Par Youri Filippov, commentateur politique de RIA Novosti
"Pour qui faisons-nous cela? a demandé Vladimir Poutine dans le message qu'il a adressé mercredi à l'Assemblée fédérale. La réponse semble évidente, en effet, chaque génération ne travaille-t-elle pas pour la suivante? Pourtant, cette question rhétorique par excellence n'est pas du tout simple pour la Russie. Et ce n'est pas sans raison que le chef de l'Etat russe a dit qu'il n'y en avait pas de plus importantes.
Depuis plus de dix ans la population diminue annuellement de 700.000 âmes en moyenne en raison d'un taux de mortalité supérieur au taux de natalité. L'année dernière la population a connu un déclin de 680.000 personnes pour se chiffrer actuellement à moins de 143 millions d'habitants.
Compte tenu des tendances existantes, les pronostics pour l'avenir son pessimistes: les 100 millions d'habitants en 2050 évoqués à la Douma (chambre basse du parlement) sont loin de constituer le pire des scénarios. La Russie est réellement menacée de dépeuplement aux conséquences politiques les plus imprévisibles. La "préservation du peuple" dont ne cesse de parler le prix Nobel de littérature Soljenitsyne cité par Vladimir Poutine est effectivement une priorité nationale qui estompe toutes les autres.
Toutefois, l'Etat est-il en mesure d'éliminer la crise? C'est en toute connaissance de cause que Vladimir Poutine a fixé cet objectif à long terme. En quoi consiste donc la stratégie présidentielle qui au cours des semaines, mois et années à venir va se matérialiser dans des milliers de décisions législatives, financières, administratives et autres? Ce qui est remarquable, c'est qu'en évoquant la démographie le président n'a fait que rappeler en passant la "politique d'immigration bien pensée". La Russie, qui occupe un septième des terres émergées de la planète, va devoir engendrer elle-même ses nouvelles générations. Le président n'a certes pas tenu ces propos, néanmoins c'est bien ce que sous-entend son intervention.
La baisse de la mortalité, un problème pourtant des plus urgents (la longévité moyenne des hommes en Russie ne bouge pas depuis longtemps de la cote d'alerte de 57-58 ans), occupe une place légèrement plus grande dans le message mais sans pour autant figurer au premier plan.

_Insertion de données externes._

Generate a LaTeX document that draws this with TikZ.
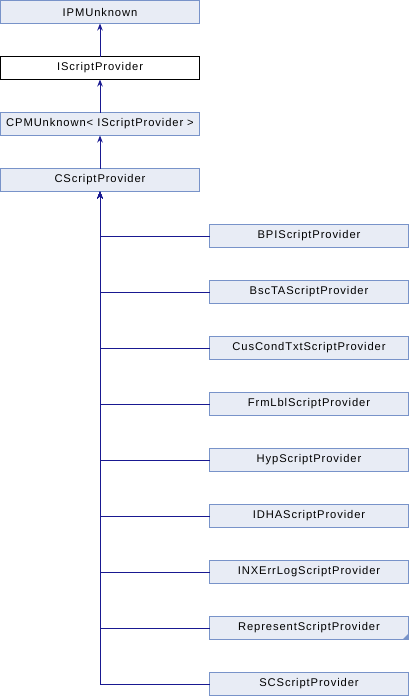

Selon Vladimir Poutine, pour régler les problèmes démographiques de la Russie il est primordial d'accroître sensiblement la natalité. Il faut qu'un troisième enfant devienne un objectif pour des millions de familles russes. Pour sa part l'Etat est disposé à corriger sa récente déviation ultralibérale et à cesser de considérer la procréation comme une affaire purement personnelle. Il semble bien que l'argent provenant de la vente du pétrole et qui a été abondamment engrangé dans les caisses de l'Etat trouvera utilisation très prochainement en vue d'étoffer la population.
Vladimir Poutine a tracé les grands axes de l'aide matérielle à la maternité, à l'enfance et aux jeunes ménages. Dès l'année prochaine les allocations de naissance et de soins aux enfants ainsi que les prestations versées aux tuteurs et aux adoptants seront augmentées de plusieurs fois. La proposition présidentielle de créer une "base primaire de capital maternel", pour reprendre ses propos, est intéressante en ceci qu'il s'agit en quelque sorte d'un fonds public d'investissement en faveur de la maternité. Selon les premières estimations, le montant de ce capital serait comparable à la somme versée annuellement par la Russie pour assurer le service de sa dette.
Le programme présidentiel visant un baby-boom pourrait être qualifié de projet national intégral pour la Russie, qui dresserait le bilan de ce que l'Etat a déjà réalisé et réalise dans le domaine social. Maintenant il va falloir bien l'agencer et entreprendre sa réalisation. Attendre qu'il apporte des résultats dans neuf mois serait verser dans un optimisme béat, mais il devrait être possible de dresser un premier bilan d'ici deux à trois ans.